Mass murderer Used Green Card as ID to Purchase Guns Should That Have Been Legal?
From Jennifer & Peter Wipf,
Originally published April 20, 2007
On Monday, a Virginia Tech student, Cho Seung-hui, carried out his insidious plot to commit mass murder. And that he did.
Seung-hui emigrated from South Korea with his family in 1992, and he used his green card as ID to purchase the two guns he used to systematically wipe out 32 teachers and students, injuring another 12. People are shocked and angry that a non-citizen was cleared to purchase two lethal weapons using his driver’s license and green card. But does Seung-hui’s immigration status have anything to do with this tragic event? We don’t think so. Not that racial or economic profiling should be part of it, but based purely on crime statistics, a suburban-raised Asian-American immigrant attending a prestigious college is probably about 99.9 percent less likely to commit an act of violence than the typical American-citizen is. Seung-hui came to the States 15 years ago, and was eligible to become a citizen just five years after receiving his green card. So, his legal status was just a technicality. He could easily have been a citizen.
Of course, many people are thinking about terror threats and the fact that terrorists might be able to purchase weapons in the United States. Or drug dealers. Unfortunately though, career criminals have their own underground means of getting weapons. Terrorists don’t just walk into the local gun shop to buy a hand pistol. Secondly, immigrants are more likely to have been screened and examined by the government than the average citizen is; a better chance of being “on the radar” of the FBI, and therefore more likely to be rejected when trying to get a weapon legally.
The right to bear arms is a constitutional right afforded to U.S. citizens, and Seung-hui was not a citizen.
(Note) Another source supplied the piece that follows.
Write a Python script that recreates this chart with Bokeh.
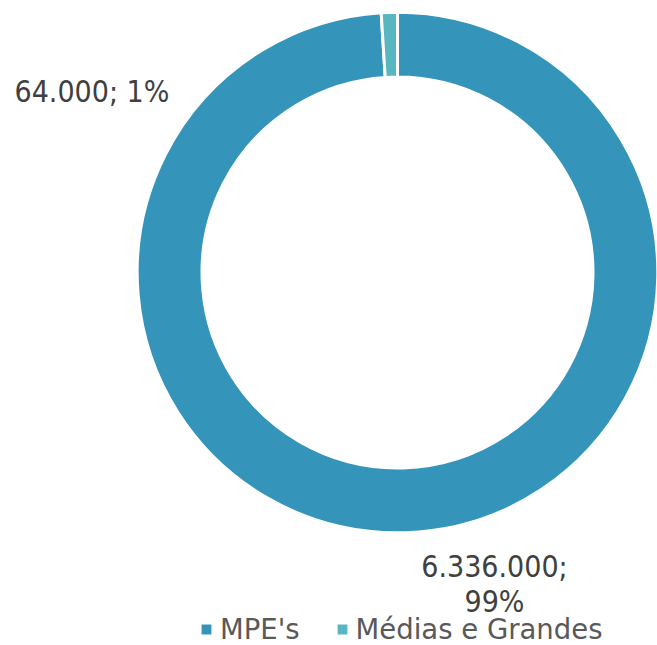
import math
from bokeh.plotting import figure
from bokeh.models import ColumnDataSource, Range1d
from bokeh.core.properties import value
from bokeh.embed import file_html
from bokeh.resources import INLINE

# ---- data ----
categories = ["MPE's", "Médias e Grandes"]
companies = [6336000, 64000]
colors = ["#3494BA", "#58B6C0"]

# ---- derived ----
total = sum(companies)
shares = [v / total for v in companies]
starts, ends = [], []
a = math.pi / 2
for s in shares:
    starts.append(a)
    a -= s * 2 * math.pi
    ends.append(a)


def fmt(v):
    return f"{v:,}".replace(",", ".")


# data-label lines (the large slice's label wraps onto two lines)
label_lines = [
    [f"{fmt(companies[0])};", f"{round(shares[0] * 100)}%"],
    [f"{fmt(companies[1])}; {round(shares[1] * 100)}%"],
]

# ---- layout (pixels; y measured from bottom) ----
FONT = "DejaVu Sans Condensed"
LEGEND_FONT = "DejaVu Sans"
W, H = 657, 645
CX, CY = 397, 373
R_OUT, R_IN = 260.3, 195.5
anchors = [(494, 43.8, "center"), (14, 554.5, "left")]  # anchor = last line's baseline
LINE_STEP = 35.7

txt, tx, ty, tal = [], [], [], []
for lines, (ax, ay, al) in zip(label_lines, anchors):
    n = len(lines)
    for i, line in enumerate(lines):
        txt.append(line)
        tx.append(ax)
        ty.append(ay + (n - 1 - i) * LINE_STEP)
        tal.append(al)

src = ColumnDataSource(dict(cat=categories, val=companies, color=colors,
                            start=starts, end=ends))
lab_src = ColumnDataSource(dict(text=txt, x=tx, y=ty, align=tal))

p = figure(width=W, height=H, output_backend="svg", toolbar_location=None,
           x_range=Range1d(0, W), y_range=Range1d(0, H), min_border=0,
           outline_line_color=None, background_fill_color="white",
           border_fill_color="white")
p.axis.visible = False
p.grid.visible = False

p.annular_wedge(x=CX, y=CY, inner_radius=R_IN, outer_radius=R_OUT,
                start_angle="start", end_angle="end", direction="clock",
                fill_color="color", line_color="white", line_width=3,
                source=src, legend_field="cat")

p.text(x="x", y="y", text="text", text_align="align", text_baseline="alphabetic",
       text_font=value(FONT), text_font_size="30px", text_color="#404040",
       source=lab_src)

lg = p.legend[0]
lg.orientation = "horizontal"
lg.location = (198, 0)
lg.border_line_color = None
lg.background_fill_alpha = 0
lg.padding = 0
lg.margin = 0
lg.spacing = 34
lg.glyph_width = 16
lg.glyph_height = 16
lg.label_standoff = 6
lg.label_text_font = LEGEND_FONT
lg.label_text_font_size = "27.5px"
lg.label_text_color = "#595959"

open("out.html", "w").write(file_html(p, INLINE))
In this one case, disallowing a green card holder from purchasing weapons might possibly have saved lives, although a determined killer will almost always find a way. Gun advocates, though, would argue that green card holders have the right to hunt for food, and to protect themselves and their families from, say, a mass gunman. Imagine if the gunman had been a citizen, and some law-abiding green card holder with a gun had shot him down at the onset of his rampage. No one would be questioning the law then.
I hate hunting, and guns terrify me, although I’m not convinced that a 100 percent ban would be the answer. Still, the laws need to be dramatically stricter. A history of severe mental health issues should certainly be on the disqualifying list before anyone even thinks about immigration status.